* **Exercise**
Copy all lines of the listing that include the string "matplotlib".

* **Supplied data**
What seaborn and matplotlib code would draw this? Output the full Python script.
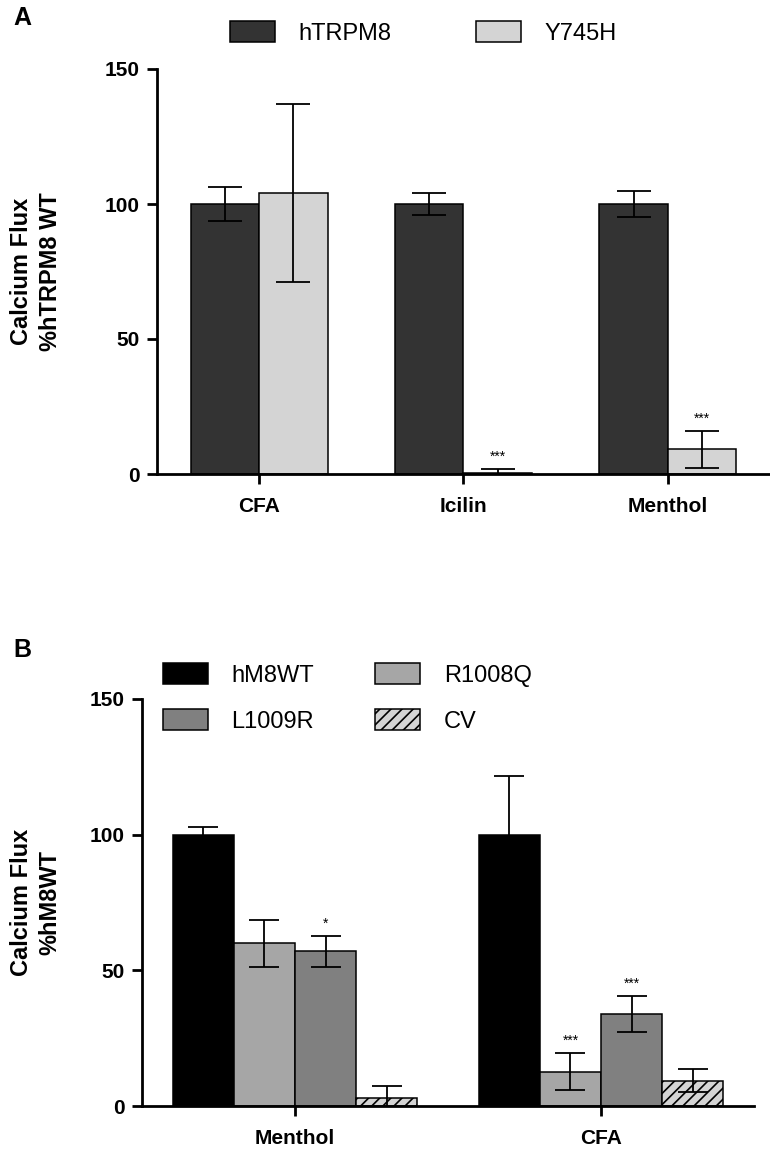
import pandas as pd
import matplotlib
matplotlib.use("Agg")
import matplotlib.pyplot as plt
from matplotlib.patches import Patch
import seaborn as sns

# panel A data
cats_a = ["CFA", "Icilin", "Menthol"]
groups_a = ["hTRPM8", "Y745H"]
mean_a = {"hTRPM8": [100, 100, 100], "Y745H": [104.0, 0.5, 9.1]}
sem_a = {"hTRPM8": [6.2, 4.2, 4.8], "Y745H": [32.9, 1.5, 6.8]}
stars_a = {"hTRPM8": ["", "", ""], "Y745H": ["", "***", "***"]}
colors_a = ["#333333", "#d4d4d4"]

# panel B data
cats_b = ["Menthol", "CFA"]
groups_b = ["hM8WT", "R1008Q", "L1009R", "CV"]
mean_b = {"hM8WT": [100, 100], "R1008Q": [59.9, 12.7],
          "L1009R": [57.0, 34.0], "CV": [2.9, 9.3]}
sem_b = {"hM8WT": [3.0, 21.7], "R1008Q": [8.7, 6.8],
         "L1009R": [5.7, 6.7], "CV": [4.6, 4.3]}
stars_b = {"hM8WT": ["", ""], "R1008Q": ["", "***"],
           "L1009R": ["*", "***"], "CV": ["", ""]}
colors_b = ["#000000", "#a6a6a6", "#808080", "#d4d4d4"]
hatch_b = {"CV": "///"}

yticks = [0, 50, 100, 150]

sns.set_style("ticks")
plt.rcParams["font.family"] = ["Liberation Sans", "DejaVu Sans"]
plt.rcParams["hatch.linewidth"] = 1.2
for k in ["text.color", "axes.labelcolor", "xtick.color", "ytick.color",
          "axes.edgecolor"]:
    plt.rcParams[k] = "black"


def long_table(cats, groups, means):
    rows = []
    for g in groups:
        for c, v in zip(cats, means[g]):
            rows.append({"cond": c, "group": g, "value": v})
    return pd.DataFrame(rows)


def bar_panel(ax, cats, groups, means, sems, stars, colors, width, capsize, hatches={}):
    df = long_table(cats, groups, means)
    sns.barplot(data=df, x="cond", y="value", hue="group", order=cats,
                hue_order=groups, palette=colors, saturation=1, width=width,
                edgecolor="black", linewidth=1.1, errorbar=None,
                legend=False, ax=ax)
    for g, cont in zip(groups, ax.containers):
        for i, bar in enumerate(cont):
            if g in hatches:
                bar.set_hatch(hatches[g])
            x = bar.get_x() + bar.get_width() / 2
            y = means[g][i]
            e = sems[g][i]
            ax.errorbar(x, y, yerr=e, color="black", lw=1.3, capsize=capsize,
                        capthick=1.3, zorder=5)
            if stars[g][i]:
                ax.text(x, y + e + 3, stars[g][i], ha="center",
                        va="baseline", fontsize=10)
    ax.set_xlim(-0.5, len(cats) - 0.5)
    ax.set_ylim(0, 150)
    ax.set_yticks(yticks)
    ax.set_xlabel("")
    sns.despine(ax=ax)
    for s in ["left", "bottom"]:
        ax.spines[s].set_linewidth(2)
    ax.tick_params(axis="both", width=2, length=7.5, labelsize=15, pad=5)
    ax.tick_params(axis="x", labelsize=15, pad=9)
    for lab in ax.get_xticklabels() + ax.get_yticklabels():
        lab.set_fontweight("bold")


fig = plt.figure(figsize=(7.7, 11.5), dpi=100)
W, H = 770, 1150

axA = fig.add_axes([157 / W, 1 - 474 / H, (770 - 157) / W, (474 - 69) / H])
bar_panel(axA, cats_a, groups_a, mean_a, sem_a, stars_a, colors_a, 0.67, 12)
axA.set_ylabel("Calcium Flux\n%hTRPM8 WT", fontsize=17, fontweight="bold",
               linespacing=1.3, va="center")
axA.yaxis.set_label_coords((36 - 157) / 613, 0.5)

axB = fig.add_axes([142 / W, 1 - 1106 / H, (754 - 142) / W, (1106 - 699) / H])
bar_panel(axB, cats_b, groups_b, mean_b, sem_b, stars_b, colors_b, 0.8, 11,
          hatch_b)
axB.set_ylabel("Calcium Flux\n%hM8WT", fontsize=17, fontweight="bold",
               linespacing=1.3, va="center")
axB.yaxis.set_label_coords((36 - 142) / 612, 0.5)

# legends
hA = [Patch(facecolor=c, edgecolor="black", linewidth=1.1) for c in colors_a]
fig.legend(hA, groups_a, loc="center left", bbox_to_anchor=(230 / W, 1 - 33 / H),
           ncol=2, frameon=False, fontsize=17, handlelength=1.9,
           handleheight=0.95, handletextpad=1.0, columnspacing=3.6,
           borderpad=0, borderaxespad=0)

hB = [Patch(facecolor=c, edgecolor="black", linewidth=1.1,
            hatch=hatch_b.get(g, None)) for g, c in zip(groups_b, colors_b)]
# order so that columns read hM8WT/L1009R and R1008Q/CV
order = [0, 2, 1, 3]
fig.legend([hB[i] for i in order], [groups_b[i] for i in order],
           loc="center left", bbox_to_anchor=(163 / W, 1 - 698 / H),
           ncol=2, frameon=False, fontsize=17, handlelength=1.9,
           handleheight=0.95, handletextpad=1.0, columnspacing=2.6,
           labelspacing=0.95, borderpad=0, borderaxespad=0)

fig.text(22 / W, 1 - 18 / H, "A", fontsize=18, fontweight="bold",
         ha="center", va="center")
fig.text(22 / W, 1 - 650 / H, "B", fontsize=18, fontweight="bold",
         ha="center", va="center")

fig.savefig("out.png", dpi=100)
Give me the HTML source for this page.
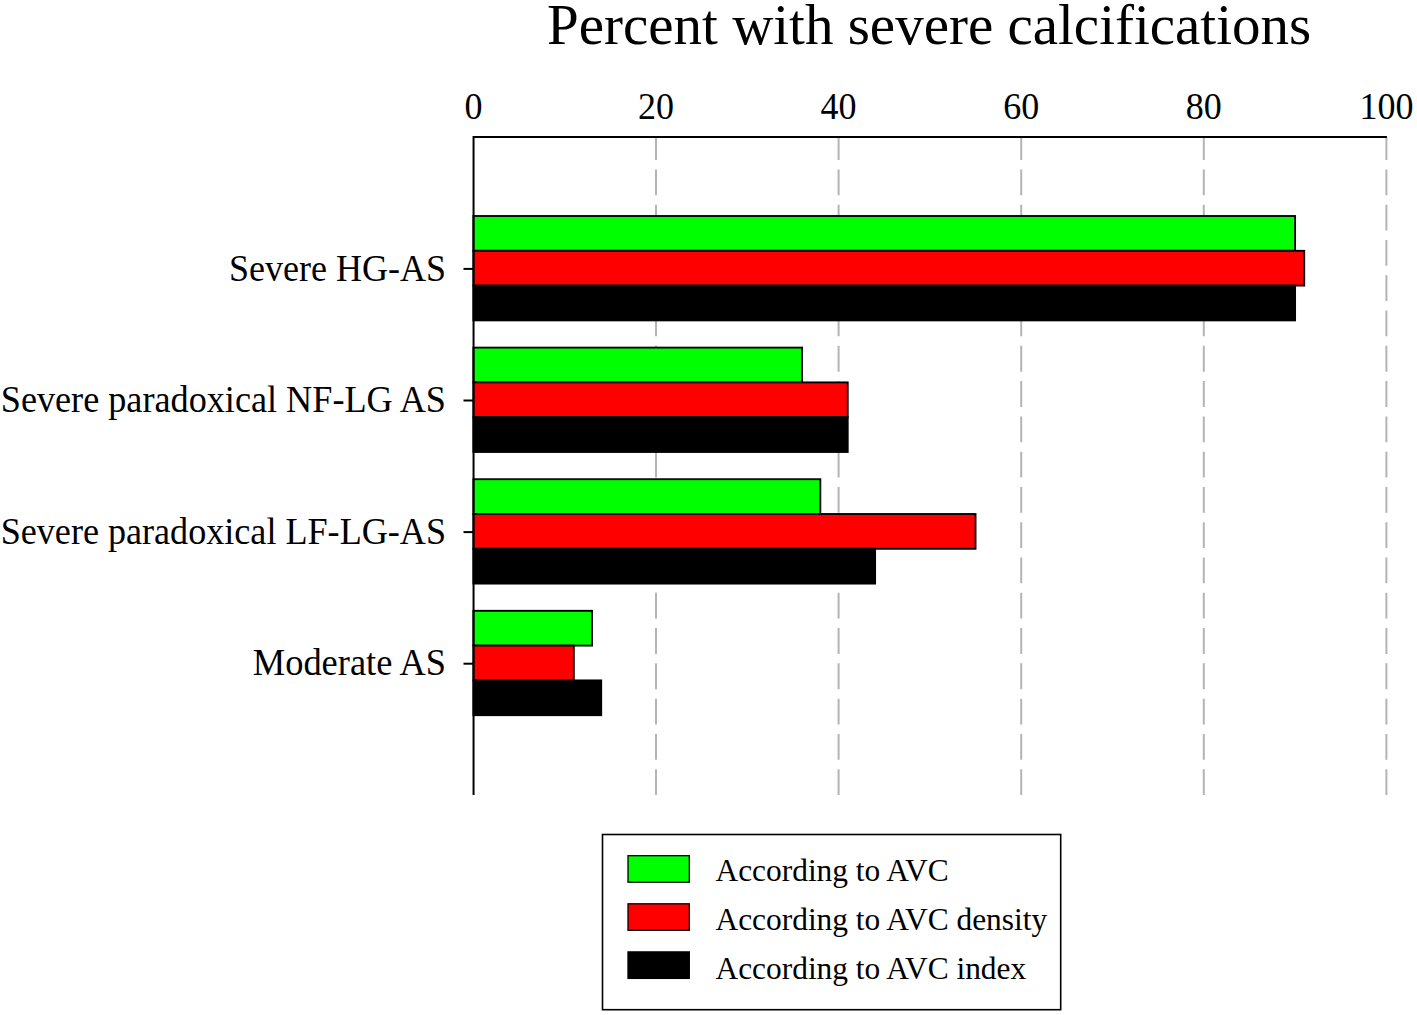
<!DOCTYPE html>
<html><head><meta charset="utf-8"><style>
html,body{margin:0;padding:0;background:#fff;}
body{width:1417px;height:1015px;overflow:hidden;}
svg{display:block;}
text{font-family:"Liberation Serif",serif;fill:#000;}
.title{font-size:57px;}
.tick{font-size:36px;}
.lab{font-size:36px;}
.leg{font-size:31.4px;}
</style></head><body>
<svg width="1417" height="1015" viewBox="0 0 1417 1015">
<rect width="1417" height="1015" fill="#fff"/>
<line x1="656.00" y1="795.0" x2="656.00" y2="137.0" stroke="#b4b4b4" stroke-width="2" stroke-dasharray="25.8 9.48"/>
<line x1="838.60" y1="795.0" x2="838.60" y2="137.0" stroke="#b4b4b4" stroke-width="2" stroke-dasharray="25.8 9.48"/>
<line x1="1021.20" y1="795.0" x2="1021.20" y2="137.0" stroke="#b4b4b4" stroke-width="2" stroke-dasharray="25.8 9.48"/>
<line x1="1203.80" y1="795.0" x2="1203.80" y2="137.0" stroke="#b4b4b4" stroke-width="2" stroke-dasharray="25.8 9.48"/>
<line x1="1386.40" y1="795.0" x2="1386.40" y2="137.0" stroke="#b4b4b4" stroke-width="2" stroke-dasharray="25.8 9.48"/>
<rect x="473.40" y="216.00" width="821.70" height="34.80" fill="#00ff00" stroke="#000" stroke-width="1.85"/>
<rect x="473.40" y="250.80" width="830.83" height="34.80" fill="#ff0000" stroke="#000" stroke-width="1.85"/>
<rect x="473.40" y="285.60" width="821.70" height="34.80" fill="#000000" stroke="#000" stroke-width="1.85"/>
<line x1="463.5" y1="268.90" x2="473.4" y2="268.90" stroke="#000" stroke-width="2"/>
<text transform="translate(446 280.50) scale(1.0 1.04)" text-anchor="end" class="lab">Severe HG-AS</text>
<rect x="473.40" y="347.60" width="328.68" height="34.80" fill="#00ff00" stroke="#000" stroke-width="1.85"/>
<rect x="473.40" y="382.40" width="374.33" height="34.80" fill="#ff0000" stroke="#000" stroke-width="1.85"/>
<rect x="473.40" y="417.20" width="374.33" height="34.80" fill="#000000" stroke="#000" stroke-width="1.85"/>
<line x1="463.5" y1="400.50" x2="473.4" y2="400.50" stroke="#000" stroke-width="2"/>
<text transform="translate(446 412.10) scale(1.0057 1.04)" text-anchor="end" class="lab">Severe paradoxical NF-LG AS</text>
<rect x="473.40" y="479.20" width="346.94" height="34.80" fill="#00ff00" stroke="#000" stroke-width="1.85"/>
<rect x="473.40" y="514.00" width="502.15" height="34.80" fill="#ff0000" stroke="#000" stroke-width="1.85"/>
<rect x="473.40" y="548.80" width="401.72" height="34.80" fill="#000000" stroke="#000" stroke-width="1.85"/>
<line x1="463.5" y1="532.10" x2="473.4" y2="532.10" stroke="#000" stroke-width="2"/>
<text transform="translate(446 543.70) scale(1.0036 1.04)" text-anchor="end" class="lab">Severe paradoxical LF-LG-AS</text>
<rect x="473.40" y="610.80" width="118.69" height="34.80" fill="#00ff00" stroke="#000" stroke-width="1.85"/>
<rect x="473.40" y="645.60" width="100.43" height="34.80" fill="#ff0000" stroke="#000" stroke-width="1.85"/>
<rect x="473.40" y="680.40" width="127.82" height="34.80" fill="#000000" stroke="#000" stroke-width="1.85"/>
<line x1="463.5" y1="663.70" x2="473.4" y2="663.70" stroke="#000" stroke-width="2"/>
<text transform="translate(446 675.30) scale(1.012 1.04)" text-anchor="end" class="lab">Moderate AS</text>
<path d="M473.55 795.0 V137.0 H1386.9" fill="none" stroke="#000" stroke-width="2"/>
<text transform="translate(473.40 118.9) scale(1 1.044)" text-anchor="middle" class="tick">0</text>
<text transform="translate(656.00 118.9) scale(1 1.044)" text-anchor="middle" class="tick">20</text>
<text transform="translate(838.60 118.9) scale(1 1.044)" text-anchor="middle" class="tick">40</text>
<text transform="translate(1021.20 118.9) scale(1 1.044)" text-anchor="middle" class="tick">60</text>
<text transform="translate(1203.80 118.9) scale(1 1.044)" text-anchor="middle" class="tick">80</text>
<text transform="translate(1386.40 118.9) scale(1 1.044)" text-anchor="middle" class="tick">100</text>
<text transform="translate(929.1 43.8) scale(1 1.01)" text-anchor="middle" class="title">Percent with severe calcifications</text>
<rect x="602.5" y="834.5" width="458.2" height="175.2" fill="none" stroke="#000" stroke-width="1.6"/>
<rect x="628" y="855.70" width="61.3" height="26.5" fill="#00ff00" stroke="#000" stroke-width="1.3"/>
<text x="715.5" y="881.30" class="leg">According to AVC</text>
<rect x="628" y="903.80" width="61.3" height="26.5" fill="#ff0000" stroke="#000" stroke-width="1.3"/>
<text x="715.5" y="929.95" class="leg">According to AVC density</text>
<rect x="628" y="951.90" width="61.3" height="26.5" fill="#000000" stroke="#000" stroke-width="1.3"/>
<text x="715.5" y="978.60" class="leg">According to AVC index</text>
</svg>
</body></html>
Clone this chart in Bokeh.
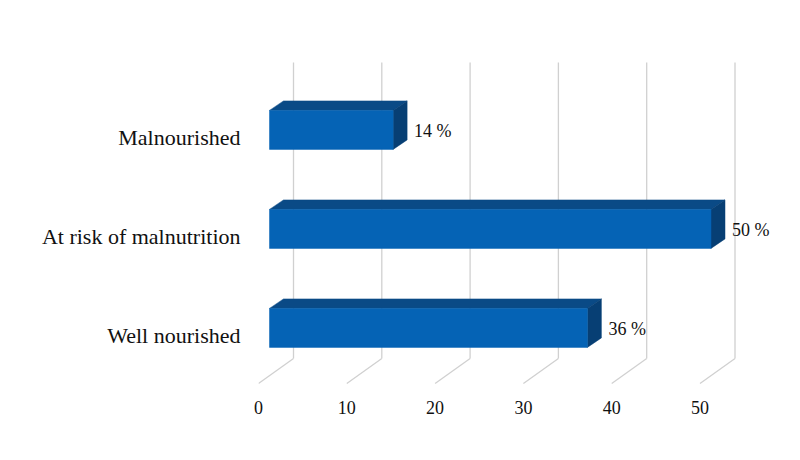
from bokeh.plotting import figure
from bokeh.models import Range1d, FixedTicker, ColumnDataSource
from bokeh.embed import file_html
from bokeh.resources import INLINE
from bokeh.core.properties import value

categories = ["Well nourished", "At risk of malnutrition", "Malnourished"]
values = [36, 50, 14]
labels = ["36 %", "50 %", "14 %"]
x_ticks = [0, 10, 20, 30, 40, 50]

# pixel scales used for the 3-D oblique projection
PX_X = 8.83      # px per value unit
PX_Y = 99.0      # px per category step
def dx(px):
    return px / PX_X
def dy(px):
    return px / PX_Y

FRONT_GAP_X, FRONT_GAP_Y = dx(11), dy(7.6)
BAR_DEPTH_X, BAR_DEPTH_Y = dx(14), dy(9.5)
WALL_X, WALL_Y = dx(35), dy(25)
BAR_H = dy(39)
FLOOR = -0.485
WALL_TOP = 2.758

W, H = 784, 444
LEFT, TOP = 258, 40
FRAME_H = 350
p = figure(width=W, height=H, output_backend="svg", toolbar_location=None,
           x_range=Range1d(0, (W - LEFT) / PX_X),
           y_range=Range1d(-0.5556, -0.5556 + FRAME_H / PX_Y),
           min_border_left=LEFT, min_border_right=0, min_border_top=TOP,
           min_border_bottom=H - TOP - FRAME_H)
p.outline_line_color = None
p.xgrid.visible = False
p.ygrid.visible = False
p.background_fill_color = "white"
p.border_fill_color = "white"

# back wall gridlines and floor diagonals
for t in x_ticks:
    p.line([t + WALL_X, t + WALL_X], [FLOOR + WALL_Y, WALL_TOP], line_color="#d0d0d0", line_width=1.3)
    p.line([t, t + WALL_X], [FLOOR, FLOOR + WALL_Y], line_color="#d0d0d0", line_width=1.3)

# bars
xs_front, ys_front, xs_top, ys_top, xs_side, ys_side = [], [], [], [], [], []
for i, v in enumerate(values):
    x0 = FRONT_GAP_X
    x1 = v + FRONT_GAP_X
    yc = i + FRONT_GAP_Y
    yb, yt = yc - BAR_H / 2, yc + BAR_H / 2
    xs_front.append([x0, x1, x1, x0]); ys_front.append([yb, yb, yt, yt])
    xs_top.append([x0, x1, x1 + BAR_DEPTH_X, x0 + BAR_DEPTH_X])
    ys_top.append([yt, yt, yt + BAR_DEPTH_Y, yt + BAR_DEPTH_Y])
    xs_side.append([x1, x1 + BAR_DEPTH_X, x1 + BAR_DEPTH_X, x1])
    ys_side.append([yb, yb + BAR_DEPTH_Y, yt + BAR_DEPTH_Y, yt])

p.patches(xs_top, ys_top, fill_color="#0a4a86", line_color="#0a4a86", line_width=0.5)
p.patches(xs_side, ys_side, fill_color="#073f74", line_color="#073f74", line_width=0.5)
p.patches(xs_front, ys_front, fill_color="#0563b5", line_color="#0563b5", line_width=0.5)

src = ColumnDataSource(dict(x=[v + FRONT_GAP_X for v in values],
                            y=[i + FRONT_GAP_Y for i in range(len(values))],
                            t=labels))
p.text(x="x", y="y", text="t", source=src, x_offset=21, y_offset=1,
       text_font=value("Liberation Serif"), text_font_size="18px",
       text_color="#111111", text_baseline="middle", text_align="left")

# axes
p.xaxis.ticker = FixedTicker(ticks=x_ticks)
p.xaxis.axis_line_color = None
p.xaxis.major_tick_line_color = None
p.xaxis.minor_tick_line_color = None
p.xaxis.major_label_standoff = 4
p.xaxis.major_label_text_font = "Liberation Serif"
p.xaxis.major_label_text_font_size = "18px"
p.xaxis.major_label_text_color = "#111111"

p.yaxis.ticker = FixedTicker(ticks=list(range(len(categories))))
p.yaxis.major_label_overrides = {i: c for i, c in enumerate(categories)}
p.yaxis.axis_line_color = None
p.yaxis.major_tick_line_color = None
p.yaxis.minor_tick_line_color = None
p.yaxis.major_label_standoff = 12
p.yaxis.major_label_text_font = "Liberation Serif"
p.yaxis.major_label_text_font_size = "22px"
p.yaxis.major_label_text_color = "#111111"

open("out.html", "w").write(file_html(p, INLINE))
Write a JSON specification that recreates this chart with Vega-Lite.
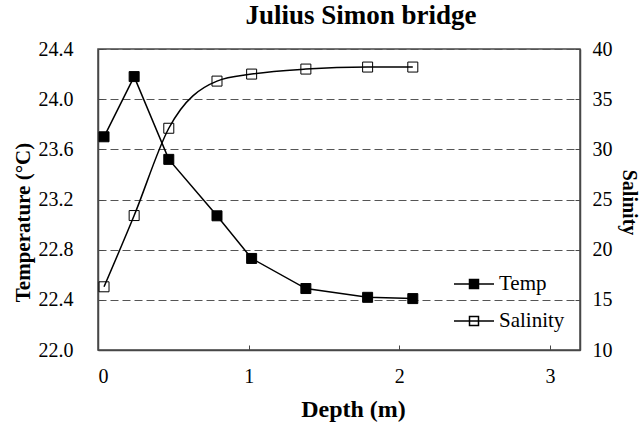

* **Complete output**
What seaborn and matplotlib code would draw this? Output the full Python script.
import matplotlib
matplotlib.use("Agg")
import matplotlib.pyplot as plt
from matplotlib.patches import Patch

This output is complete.